We all know that those who use our services have greater needs than those that are expressed when they reach out to 211. When someone is calling us for food, our experience tells us there is more – transportation, healthcare, crisis, electric, gas, insurance, and housing, just to name a few. Are we building a system that offers short term fixes to cover the symptoms of poverty or are we working diligently to help people who need long-term help?

According to Ruby K. Payne, there are two main things that can help people leave generational poverty: education and relationships. Payne is one of the authors of “Bridges Out of Poverty: Strategies for Professionals and Communities,” the main concept being that people in generational poverty often use relationships as a driving force in decision-making.

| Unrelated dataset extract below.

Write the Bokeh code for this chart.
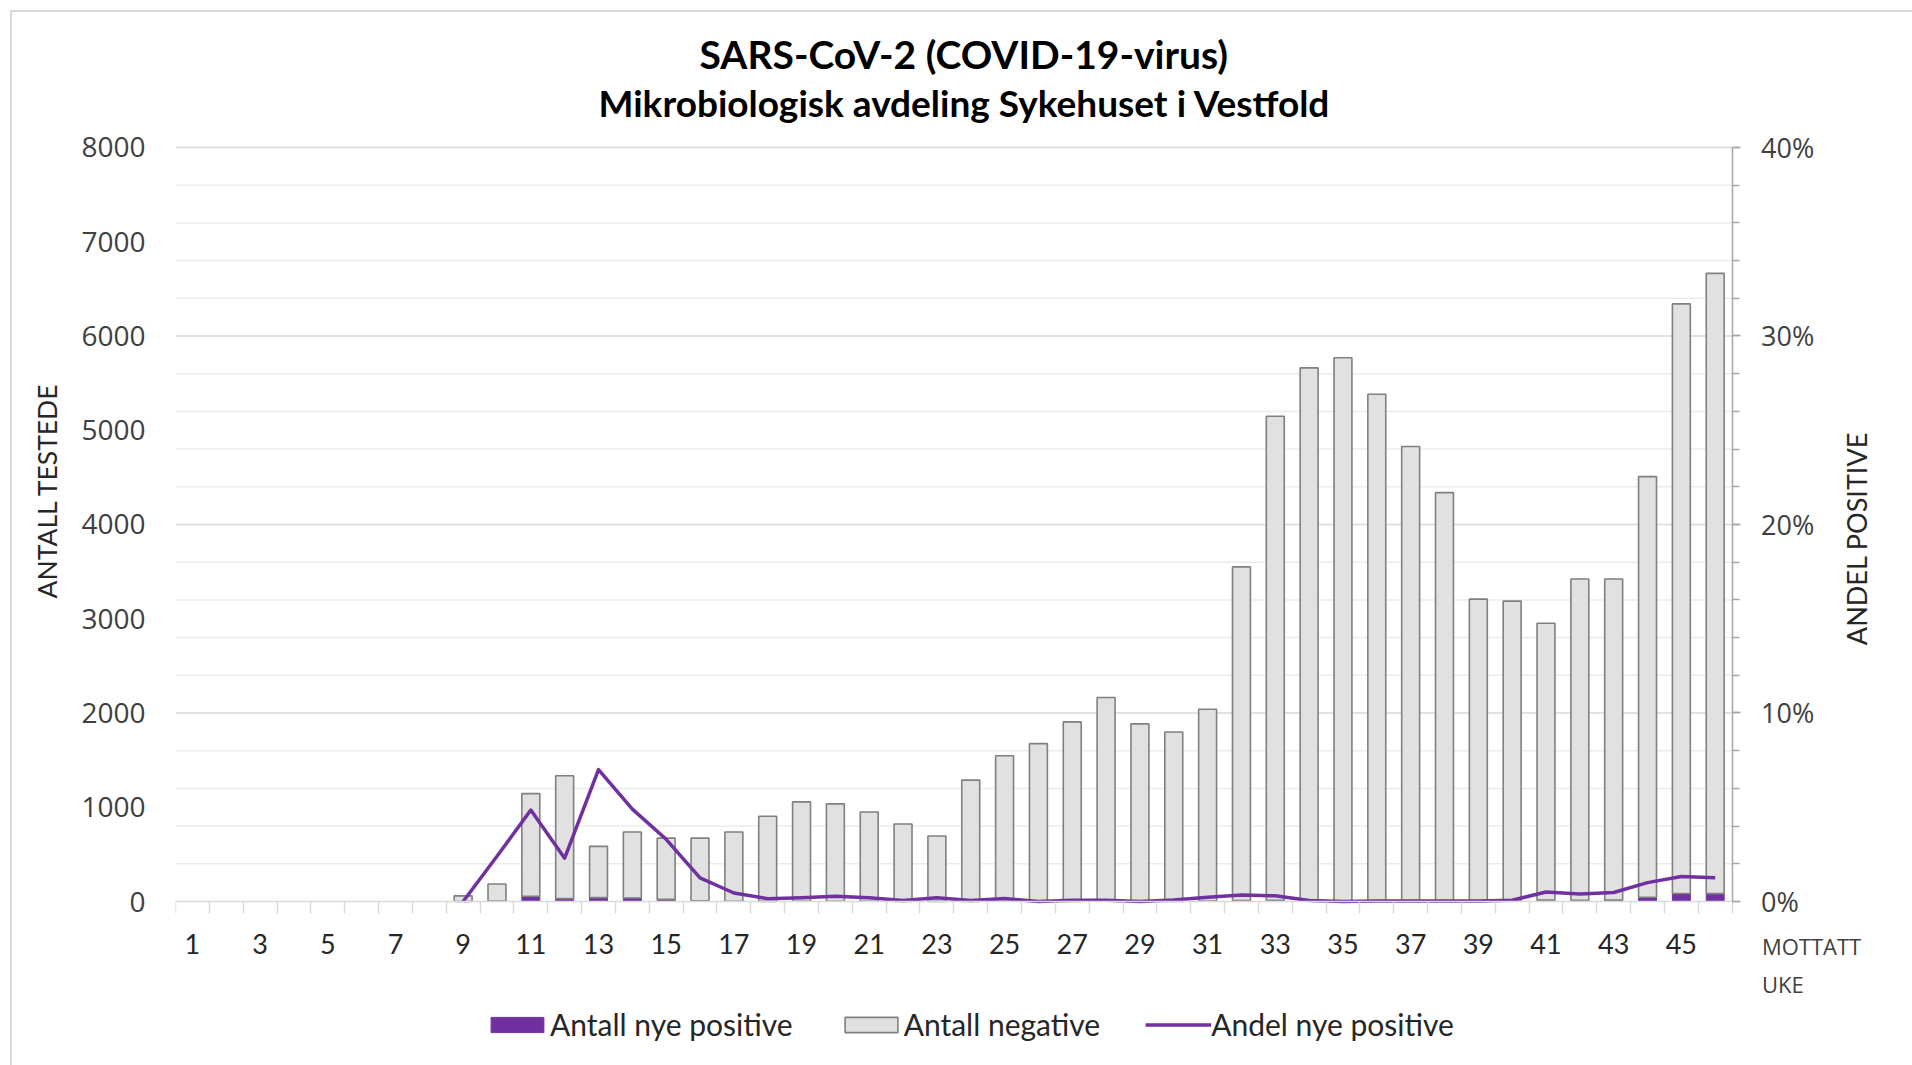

As members of #Team211, are we focusing on relational or transactional interactions? For example, when someone is calling us for food needs, are we simply giving them the proper resources, or are we being the trusted gateway in which our communities feel safe and secure to ask for more? According to "Bridges Out of Poverty," “When people who once struggled with poverty, and have made it into middle class, are asked how they made the journey, the answer nine times out of ten has to do with relationship – a teacher, counselor, coach, or boss who made a suggestion or took an interest in them as an individual.”


Stephen Covey’s work on relationships in “The 7 Habits of Highly Effective People” breaks it down: are we seeking first to understand? This means asking questions and listening rather than quickly judging and diagnosing. Yes, this may be the 50th call today you’ve taken about food, but are you really listening to what is being said, and doing so in a kind and courteous manner?

It’s more work and more draining but a famous saying goes “when someone asks you to go a mile with them go two” that’s where miracles happen."